Want to 'Amazon Proof' Your Real Estate? Some Investors Lean Toward Convenience Stores
Consumers want convenience and that has shown in convenience store sales.
In a survey by the National Association of Convenience Stores, 84% of retailers said their in-store sales increased last year. Food led the way, according to the survey.
With convenience stores doing well, some believe their real estate becomes a safer investment. Properties filled with such names as 7-Eleven, Circle K, Wawa and Speedway are popular among private investors looking for a passive investment that requires little to no management.
Bryan Belk, senior director for retail investment sales with FranklinStreet in Atlanta, said “buyers like them because they’re considered Amazon proof.”
Their locations tend to be another enticing factor. “Convenience stores sites are very high profile,” said Jenkins Williamson, a partner in Columbia, South Carolina-based Columbia Development. Williamson said they have a lot of traffic and high visible locations.
“What you know as an investor is you can recycle that real estate” if the tenant ever goes away, he said.
Convenience store companies often sell off their real estate and then lease it back from the new owners, either through a ground lease or a built-to-suit arrangement. They enter into so-called net leases that typically put all of the property management and expense on the tenant. Private investors hold onto them or sell them to another investor in time.
More than a 100 of these types of properties have been sold over the past 12 months, according to CoStar data. And there are more than 100 on the market now.

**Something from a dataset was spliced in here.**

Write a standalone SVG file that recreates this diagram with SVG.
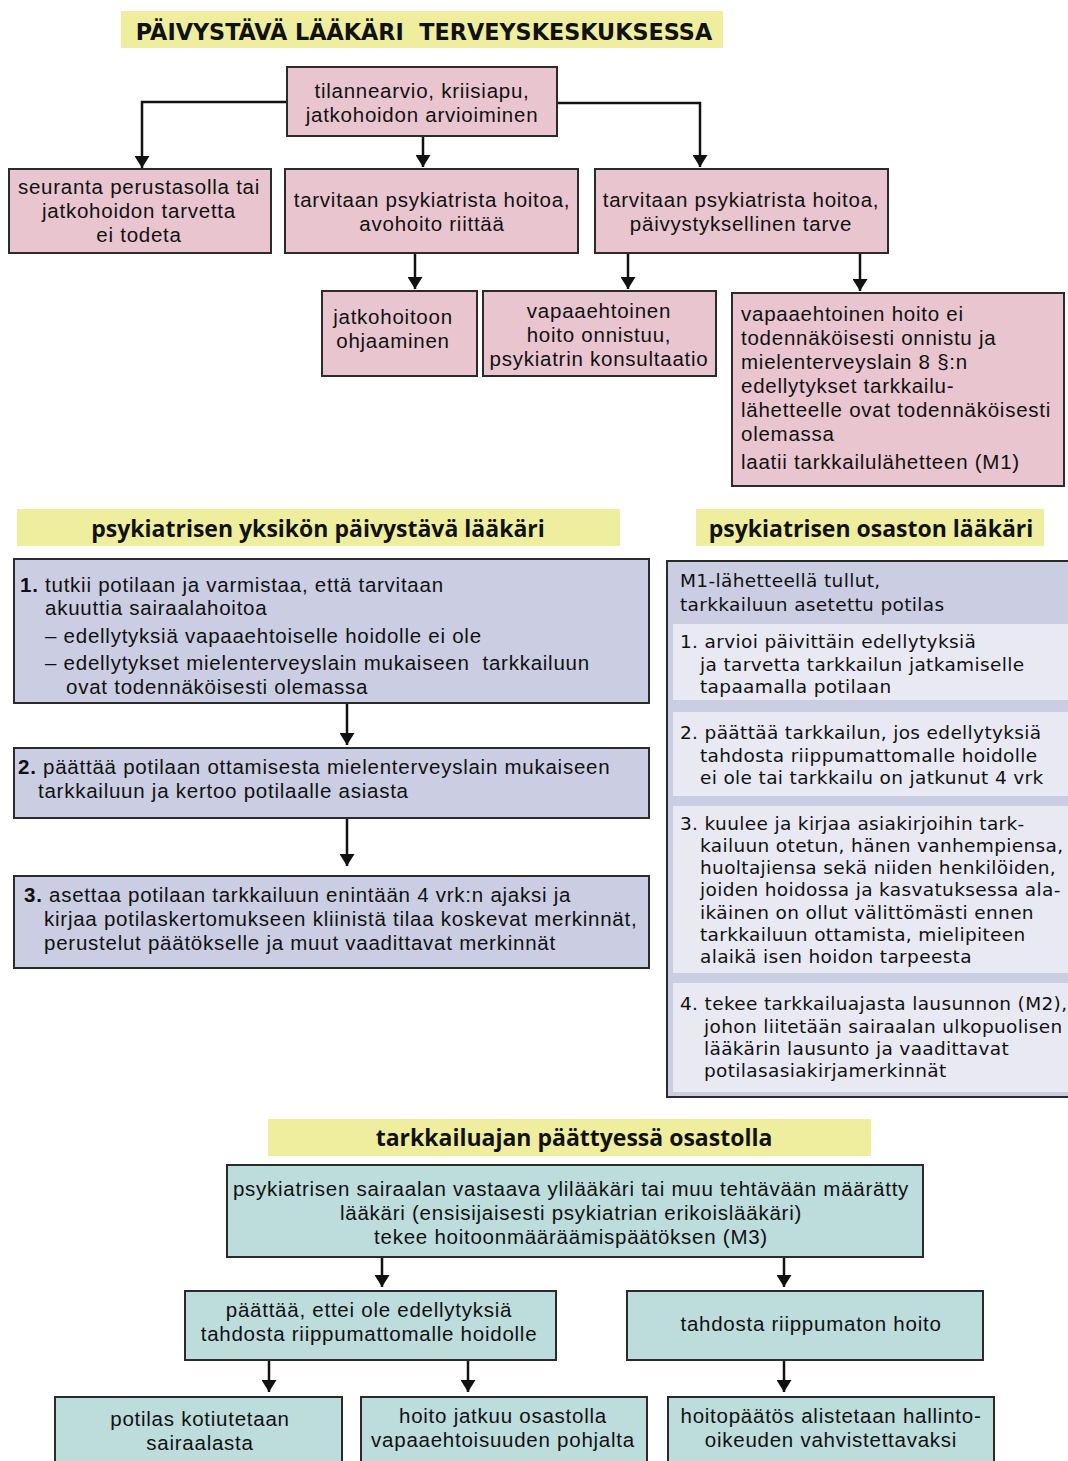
<svg xmlns="http://www.w3.org/2000/svg" width="1068" height="1461" viewBox="0 0 1068 1461">
<defs>
<marker id="ah" viewBox="0 0 12 15" refX="12" refY="7.5" markerWidth="12" markerHeight="15" markerUnits="userSpaceOnUse" orient="auto">
<path d="M0,0 L12,7.5 L0,15 Z" fill="#111"/>
</marker>
<style>
.t{font-family:"Liberation Sans",Arial,sans-serif;font-size:20.5px;letter-spacing:0.75px;fill:#111}
.o{font-family:"DejaVu Sans",Verdana,sans-serif;font-size:18.5px;letter-spacing:0.35px;fill:#111}
.h{font-family:"Open Sans","Noto Sans",sans-serif;font-size:23px;font-weight:bold;fill:#111}
.H{font-family:"DejaVu Sans",Verdana,sans-serif;font-size:22.3px;font-weight:bold;fill:#111}
.c{text-anchor:middle}
.b{font-weight:bold}
.pk{fill:#e9c5d0;stroke:#2b2b2b;stroke-width:2}
.lv{fill:#cbcde3;stroke:#2b2b2b;stroke-width:2}
.li{fill:#e8e9f3}
.tl{fill:#bddcdc;stroke:#2b2b2b;stroke-width:2}
.yl{fill:#eeee9e}
.cn{fill:none;stroke:#111;stroke-width:2.5;marker-end:url(#ah)}
</style>
</defs>
<rect width="1068" height="1461" fill="#fff"/>

<g id="title1"><rect class="yl" x="121" y="11" width="602" height="37"/><text class="H c" x="424" y="40" xml:space="preserve">PÄIVYSTÄVÄ LÄÄKÄRI  TERVEYSKESKUKSESSA</text></g>
<g id="title2"><rect class="yl" x="17" y="509" width="603" height="37"/><text class="h c" x="318" y="537">psykiatrisen yksikön päivystävä lääkäri</text></g>
<g id="title3"><rect class="yl" x="696" y="509" width="348" height="37"/><text class="h c" x="871" y="537">psykiatrisen osaston lääkäri</text></g>
<g id="title4"><rect class="yl" x="268" y="1119" width="603" height="37"/><text class="h c" x="574" y="1146">tarkkailuajan päättyessä osastolla</text></g>

<g id="connectors">
<path class="cn" d="M287,102 H142 V168"/>
<path class="cn" d="M557,103 H700 V167"/>
<path class="cn" d="M423,136 V167"/>
<path class="cn" d="M415,253 V289"/>
<path class="cn" d="M628,253 V289"/>
<path class="cn" d="M860,253 V291"/>
<path class="cn" d="M347,703 V745"/>
<path class="cn" d="M347,818 V866"/>
<path class="cn" d="M382,1257 V1287"/>
<path class="cn" d="M784,1257 V1287"/>
<path class="cn" d="M269,1360 V1392"/>
<path class="cn" d="M468,1360 V1392"/>
<path class="cn" d="M784,1360 V1392"/>
</g>

<g id="nodeA"><rect class="pk" x="287" y="67" width="270" height="69"/>
<text class="t c" x="422" y="98">tilannearvio, kriisiapu,</text>
<text class="t c" x="422" y="122">jatkohoidon arvioiminen</text></g>

<g id="nodeB1"><rect class="pk" x="9" y="169" width="262" height="84"/>
<text class="t c" x="139" y="194">seuranta perustasolla tai</text>
<text class="t c" x="139" y="218">jatkohoidon tarvetta</text>
<text class="t c" x="139" y="242">ei todeta</text></g>

<g id="nodeB2"><rect class="pk" x="285" y="169" width="293" height="84"/>
<text class="t c" x="432" y="207">tarvitaan psykiatrista hoitoa,</text>
<text class="t c" x="432" y="231">avohoito riittää</text></g>

<g id="nodeB3"><rect class="pk" x="595" y="169" width="293" height="84"/>
<text class="t c" x="741" y="207">tarvitaan psykiatrista hoitoa,</text>
<text class="t c" x="741" y="231">päivystyksellinen tarve</text></g>

<g id="nodeC1"><rect class="pk" x="322" y="291" width="155" height="85"/>
<text class="t c" x="393" y="324">jatkohoitoon</text>
<text class="t c" x="393" y="348">ohjaaminen</text></g>

<g id="nodeC2"><rect class="pk" x="483" y="291" width="233" height="85"/>
<text class="t c" x="599" y="318">vapaaehtoinen</text>
<text class="t c" x="599" y="342">hoito onnistuu,</text>
<text class="t c" x="599" y="366">psykiatrin konsultaatio</text></g>

<g id="nodeC3"><rect class="pk" x="732" y="293" width="332" height="193"/>
<text class="t" x="741" y="321">vapaaehtoinen hoito ei</text>
<text class="t" x="741" y="345">todennäköisesti onnistu ja</text>
<text class="t" x="741" y="369">mielenterveyslain 8 §:n</text>
<text class="t" x="741" y="393">edellytykset tarkkailu-</text>
<text class="t" x="741" y="417">lähetteelle ovat todennäköisesti</text>
<text class="t" x="741" y="441">olemassa</text>
<text class="t" x="741" y="469">laatii tarkkailulähetteen (M1)</text></g>

<g id="nodeD1"><rect class="lv" x="14" y="559" width="635" height="144"/>
<text class="t" x="20" y="592"><tspan class="b">1.</tspan> tutkii potilaan ja varmistaa, että tarvitaan</text>
<text class="t" x="45" y="615">akuuttia sairaalahoitoa</text>
<text class="t" x="45" y="643">– edellytyksiä vapaaehtoiselle hoidolle ei ole</text>
<text class="t" x="45" y="670" xml:space="preserve">– edellytykset mielenterveyslain mukaiseen  tarkkailuun</text>
<text class="t" x="66" y="694">ovat todennäköisesti olemassa</text></g>

<g id="nodeD2"><rect class="lv" x="14" y="748" width="635" height="70"/>
<text class="t" x="18" y="774"><tspan class="b">2.</tspan> päättää potilaan ottamisesta mielenterveyslain mukaiseen</text>
<text class="t" x="38" y="798">tarkkailuun ja kertoo potilaalle asiasta</text></g>

<g id="nodeD3"><rect class="lv" x="14" y="876" width="635" height="92"/>
<text class="t" x="24" y="902"><tspan class="b">3.</tspan> asettaa potilaan tarkkailuun enintään 4 vrk:n ajaksi ja</text>
<text class="t" x="44" y="926">kirjaa potilaskertomukseen kliinistä tilaa koskevat merkinnät,</text>
<text class="t" x="44" y="950">perustelut päätökselle ja muut vaadittavat merkinnät</text></g>

<g id="nodeR"><rect class="lv" x="667" y="561" width="404" height="536"/>
<text class="o" x="680" y="587">M1-lähetteellä tullut,</text>
<text class="o" x="680" y="611">tarkkailuun asetettu potilas</text>
<rect class="li" x="673" y="624" width="395" height="76"/>
<text class="o" x="680" y="648">1. arvioi päivittäin edellytyksiä</text>
<text class="o" x="700" y="671">ja tarvetta tarkkailun jatkamiselle</text>
<text class="o" x="700" y="693">tapaamalla potilaan</text>
<rect class="li" x="673" y="712" width="395" height="84"/>
<text class="o" x="680" y="739">2. päättää tarkkailun, jos edellytyksiä</text>
<text class="o" x="700" y="762">tahdosta riippumattomalle hoidolle</text>
<text class="o" x="700" y="784">ei ole tai tarkkailu on jatkunut 4 vrk</text>
<rect class="li" x="673" y="806" width="395" height="167"/>
<text class="o" x="680" y="830">3. kuulee ja kirjaa asiakirjoihin tark-</text>
<text class="o" x="700" y="852">kailuun otetun, hänen vanhempiensa,</text>
<text class="o" x="700" y="874">huoltajiensa sekä niiden henkilöiden,</text>
<text class="o" x="700" y="896">joiden hoidossa ja kasvatuksessa ala-</text>
<text class="o" x="700" y="919">ikäinen on ollut välittömästi ennen</text>
<text class="o" x="700" y="941">tarkkailuun ottamista, mielipiteen</text>
<text class="o" x="700" y="963">alaikä isen hoidon tarpeesta</text>
<rect class="li" x="673" y="983" width="395" height="109"/>
<text class="o" x="680" y="1010">4. tekee tarkkailuajasta lausunnon (M2),</text>
<text class="o" x="704" y="1033">johon liitetään sairaalan ulkopuolisen</text>
<text class="o" x="704" y="1055">lääkärin lausunto ja vaadittavat</text>
<text class="o" x="704" y="1077">potilasasiakirjamerkinnät</text></g>

<g id="nodeE1"><rect class="tl" x="227" y="1165" width="696" height="92"/>
<text class="t c" x="571" y="1196">psykiatrisen sairaalan vastaava ylilääkäri tai muu tehtävään määrätty</text>
<text class="t c" x="571" y="1220">lääkäri (ensisijaisesti psykiatrian erikoislääkäri)</text>
<text class="t c" x="571" y="1244">tekee hoitoonmääräämispäätöksen (M3)</text></g>

<g id="nodeF1"><rect class="tl" x="185" y="1291" width="371" height="69"/>
<text class="t c" x="369" y="1317">päättää, ettei ole edellytyksiä</text>
<text class="t c" x="369" y="1341">tahdosta riippumattomalle hoidolle</text></g>

<g id="nodeF2"><rect class="tl" x="627" y="1291" width="356" height="69"/>
<text class="t c" x="811" y="1331">tahdosta riippumaton hoito</text></g>

<g id="nodeG1"><rect class="tl" x="55" y="1397" width="287" height="70"/>
<text class="t c" x="200" y="1426">potilas kotiutetaan</text>
<text class="t c" x="200" y="1450">sairaalasta</text></g>

<g id="nodeG2"><rect class="tl" x="361" y="1397" width="286" height="70"/>
<text class="t c" x="503" y="1423">hoito jatkuu osastolla</text>
<text class="t c" x="503" y="1447">vapaaehtoisuuden pohjalta</text></g>

<g id="nodeG3"><rect class="tl" x="668" y="1397" width="326" height="70"/>
<text class="t c" x="831" y="1423">hoitopäätös alistetaan hallinto-</text>
<text class="t c" x="831" y="1447">oikeuden vahvistettavaksi</text></g>
</svg>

Sale prices are based in large part on the annual yield, known as the cap rate, and the number of years left on a lease. Prices for top properties tend run $2 million to more than $5 million.

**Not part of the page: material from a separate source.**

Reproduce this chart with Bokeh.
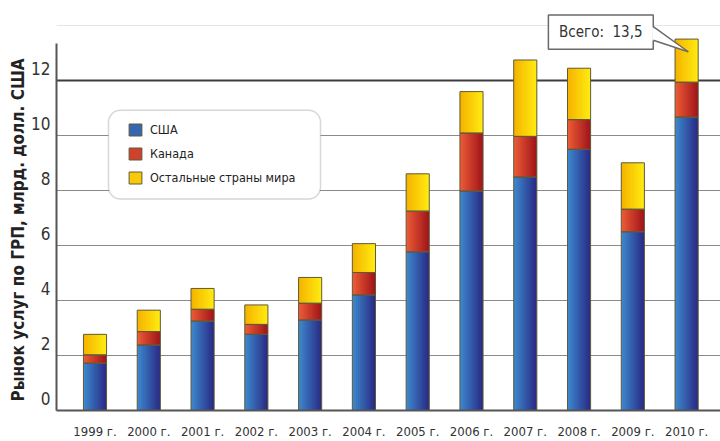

In addition existing properties, convenience store chains continue to expand and sell those properties in sale leaseback deals, with 7-Eleven being one of the biggest, with more locations around the country than any other.
“They are definitely in an expansion mode,” said Barry Wolfe, senior director with real estate firm Marcus & Millichap’s national retail group.
New properties can have long leases, perhaps 15 or 20 years, and lower cap rates than older ones, frequently 5% or lower, Wolfe said. That can allow a smaller investor an advantage when competing against larger firms, such as real estate investment trusts.
Wolfe said “RIETs can’t pay the yield” to meet promised dividends to their investors. They will look at cap rates closer to 6%. If REITs want a particular brand, they will look at older buildings with shorter term leases.
A perfect example is a deal Wolfe and his fellow broker Alan Lipsky brokered for a Wawa in Delray Beach, Florida, this month. A private investor paid $6.84 million with a 4.53% cap rate and a 20-year lease.